● INFORMATION PROVIDED:
>> begin
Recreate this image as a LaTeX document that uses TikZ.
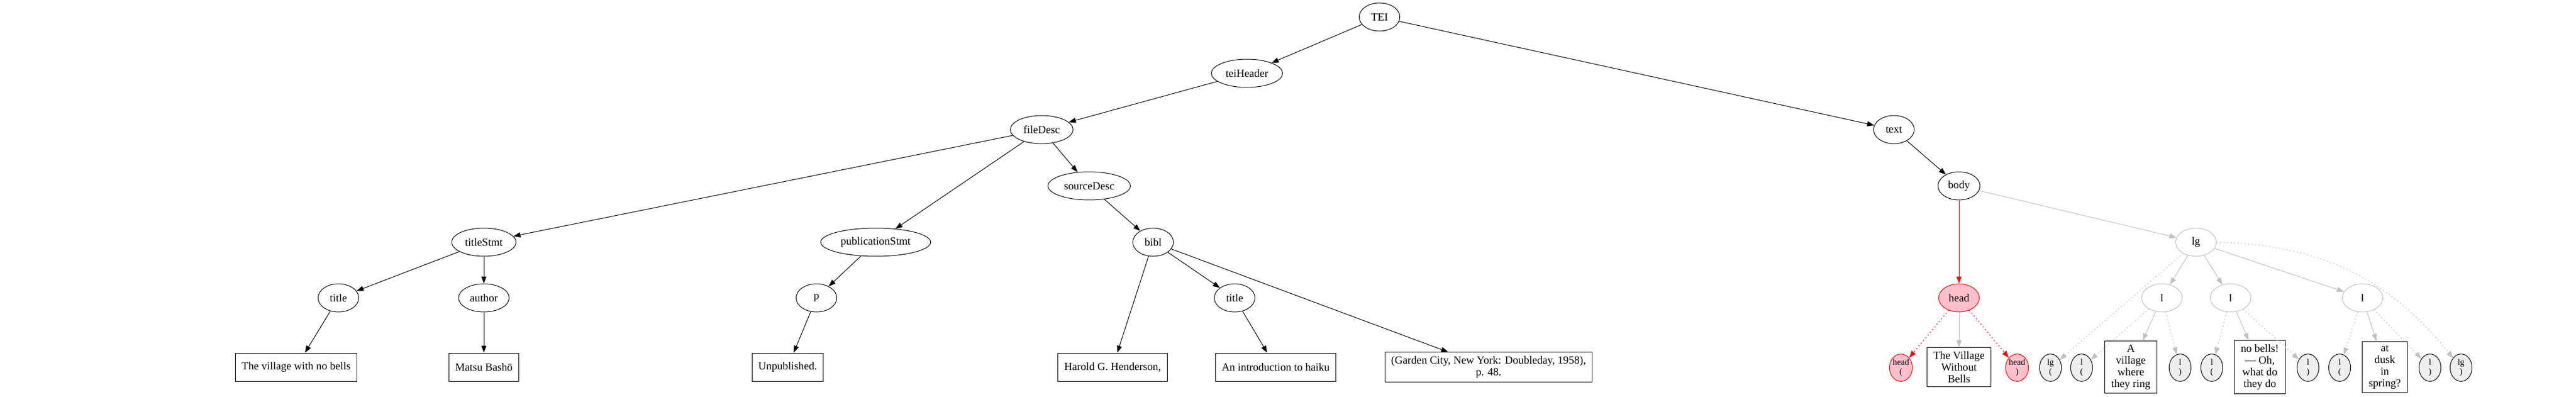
\documentclass[tikz,border=0pt]{standalone}
\usepackage{fontspec}
\setmainfont{Liberation Serif}
\usetikzlibrary{shapes.geometric,arrows.meta}
\definecolor{lgray}{HTML}{C0C0C0}
\definecolor{tokfill}{HTML}{EEEEEE}
\definecolor{headpink}{HTML}{FFC0CB}

\begin{document}
\begin{tikzpicture}[x=0.75pt,y=-0.75pt,
  el/.style={ellipse,draw,line width=0.75pt,font=\fontsize{14}{15}\selectfont,
    inner xsep=5pt,inner ysep=2pt,minimum width=52pt,minimum height=36pt},
  gel/.style={el,draw=lgray},
  tok/.style={ellipse,draw,line width=0.75pt,fill=tokfill,align=center,
    font=\fontsize{11}{12.5}\selectfont,inner sep=0pt,minimum width=28pt,minimum height=35pt},
  rtok/.style={tok,draw=red,fill=headpink},
  leaf/.style={rectangle,draw,line width=0.75pt,font=\fontsize{14}{15}\selectfont,
    align=center,inner xsep=8pt,inner ysep=5pt,minimum height=36pt},
  edge/.style={-{Triangle[length=9pt,width=6.5pt]},line width=0.75pt},
  gedge/.style={edge,color=lgray},
  dotline/.style={line width=1pt,dash pattern=on 1.2pt off 3.3pt}]

  \useasboundingbox (0,0) rectangle (4392,677);

  % element tree
  \node[el] (tei) at (2352,29) {TEI};
  \node[el] (teiheader) at (2126,125) {teiHeader};
  \node[el] (filedesc) at (1776,221) {fileDesc};
  \node[el] (txt) at (3229,221) {text};
  \node[el] (sourcedesc) at (1857,317) {sourceDesc};
  \node[el] (body) at (3340,317) {body};
  \node[el] (titlestmt) at (825,413) {titleStmt};
  \node[el] (pubstmt) at (1493,413) {publicationStmt};
  \node[el] (bibl) at (1966,413) {bibl};
  \node[gel] (lg) at (3744,413) {lg};
  \node[el] (title) at (577,508) {title};
  \node[el] (author) at (825,508) {author};
  \node[el] (p) at (1392,508) {p};
  \node[el] (btitle) at (2105,508) {title};
  \node[el,draw=red,fill=headpink] (head) at (3340,508) {head};
  \node[gel] (lone) at (3686,508) {l};
  \node[gel] (ltwo) at (3803,508) {l};
  \node[gel] (lthree) at (4028,508) {l};

  % text leaves
  \node[leaf] (vill) at (505,626) {The village with no bells};
  \node[leaf] (basho) at (825,626) {Matsu Bashō};
  \node[leaf] (unpub) at (1343,626) {Unpublished.};
  \node[leaf] (harold) at (1897,626) {Harold G. Henderson,};
  \node[leaf] (intro) at (2175,626) {An introduction to haiku};
  \node[leaf] (garden) at (2538,626) {(Garden City, New York: Doubleday, 1958),\\p. 48.};
  \node[leaf] (headtxt) at (3340,626) {The Village\\Without\\Bells};
  \node[leaf] (lonetxt) at (3633,626) {A\\village\\where\\they ring};
  \node[leaf] (ltwotxt) at (3853,626) {no bells!\\— Oh,\\what do\\they do};
  \node[leaf] (lthreetxt) at (4066,626) {at\\dusk\\in\\spring?};

  % open/close tokens
  \node[rtok] (headopen) at (3241,627) {head\\(};
  \node[rtok] (headclose) at (3439,627) {head\\)};
  \node[tok] (lgopen) at (3496,627) {lg\\(};
  \node[tok] (loneopen) at (3549,627) {l\\(};
  \node[tok] (loneclose) at (3717,627) {l\\)};
  \node[tok] (ltwoopen) at (3771,627) {l\\(};
  \node[tok] (ltwoclose) at (3935,627) {l\\)};
  \node[tok] (lthreeopen) at (3989,627) {l\\(};
  \node[tok] (lthreeclose) at (4143,627) {l\\)};
  \node[tok] (lgclose) at (4196,627) {lg\\)};

  % header edges
  \draw[edge] (tei) -- (teiheader);
  \draw[edge] (tei) -- (txt);
  \draw[edge] (teiheader) -- (filedesc);
  \draw[edge] (filedesc) -- (titlestmt);
  \draw[edge] (filedesc) -- (pubstmt);
  \draw[edge] (filedesc) -- (sourcedesc);
  \draw[edge] (sourcedesc) -- (bibl);
  \draw[edge] (titlestmt) -- (title);
  \draw[edge] (titlestmt) -- (author);
  \draw[edge] (title) -- (vill);
  \draw[edge] (author) -- (basho);
  \draw[edge] (pubstmt) -- (p);
  \draw[edge] (p) -- (unpub);
  \draw[edge] (bibl) -- (harold);
  \draw[edge] (bibl) -- (btitle);
  \draw[edge] (bibl) -- (garden);
  \draw[edge] (btitle) -- (intro);

  % text edges
  \draw[edge] (txt) -- (body);
  \draw[edge,color=red] (body) -- (head);
  \draw[gedge] (body) -- (lg);
  \draw[edge,color=red,dotline] (head) -- (headopen);
  \draw[gedge] (head) -- (headtxt);
  \draw[edge,color=red,dotline] (head) -- (headclose);

  % line group
  \draw[gedge,dotline] (lg) -- (lgopen);
  \draw[gedge] (lg) -- (lone);
  \draw[gedge] (lg) -- (ltwo);
  \draw[gedge] (lg) -- (lthree);
  \draw[gedge,dotline] (lg) to[bend left=25] (lgclose);
  \draw[gedge,dotline] (lone) -- (loneopen);
  \draw[gedge] (lone) -- (lonetxt);
  \draw[gedge,dotline] (lone) -- (loneclose);
  \draw[gedge,dotline] (ltwo) -- (ltwoopen);
  \draw[gedge] (ltwo) -- (ltwotxt);
  \draw[gedge,dotline] (ltwo) -- (ltwoclose);
  \draw[gedge,dotline] (lthree) -- (lthreeopen);
  \draw[gedge] (lthree) -- (lthreetxt);
  \draw[gedge,dotline] (lthree) -- (lthreeclose);
\end{tikzpicture}
\end{document}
>> end
● THE REQUEST:
Reproduce the data above word for word from its first line through the line that holds "(0,0) rectangle (4392,677);", both ends included; skip pictures.

● SOLUTION TO THE EXERCISE:
Recreate this image as a LaTeX document that uses TikZ.
\documentclass[tikz,border=0pt]{standalone}
\usepackage{fontspec}
\setmainfont{Liberation Serif}
\usetikzlibrary{shapes.geometric,arrows.meta}
\definecolor{lgray}{HTML}{C0C0C0}
\definecolor{tokfill}{HTML}{EEEEEE}
\definecolor{headpink}{HTML}{FFC0CB}

\begin{document}
\begin{tikzpicture}[x=0.75pt,y=-0.75pt,
  el/.style={ellipse,draw,line width=0.75pt,font=\fontsize{14}{15}\selectfont,
    inner xsep=5pt,inner ysep=2pt,minimum width=52pt,minimum height=36pt},
  gel/.style={el,draw=lgray},
  tok/.style={ellipse,draw,line width=0.75pt,fill=tokfill,align=center,
    font=\fontsize{11}{12.5}\selectfont,inner sep=0pt,minimum width=28pt,minimum height=35pt},
  rtok/.style={tok,draw=red,fill=headpink},
  leaf/.style={rectangle,draw,line width=0.75pt,font=\fontsize{14}{15}\selectfont,
    align=center,inner xsep=8pt,inner ysep=5pt,minimum height=36pt},
  edge/.style={-{Triangle[length=9pt,width=6.5pt]},line width=0.75pt},
  gedge/.style={edge,color=lgray},
  dotline/.style={line width=1pt,dash pattern=on 1.2pt off 3.3pt}]

  \useasboundingbox (0,0) rectangle (4392,677);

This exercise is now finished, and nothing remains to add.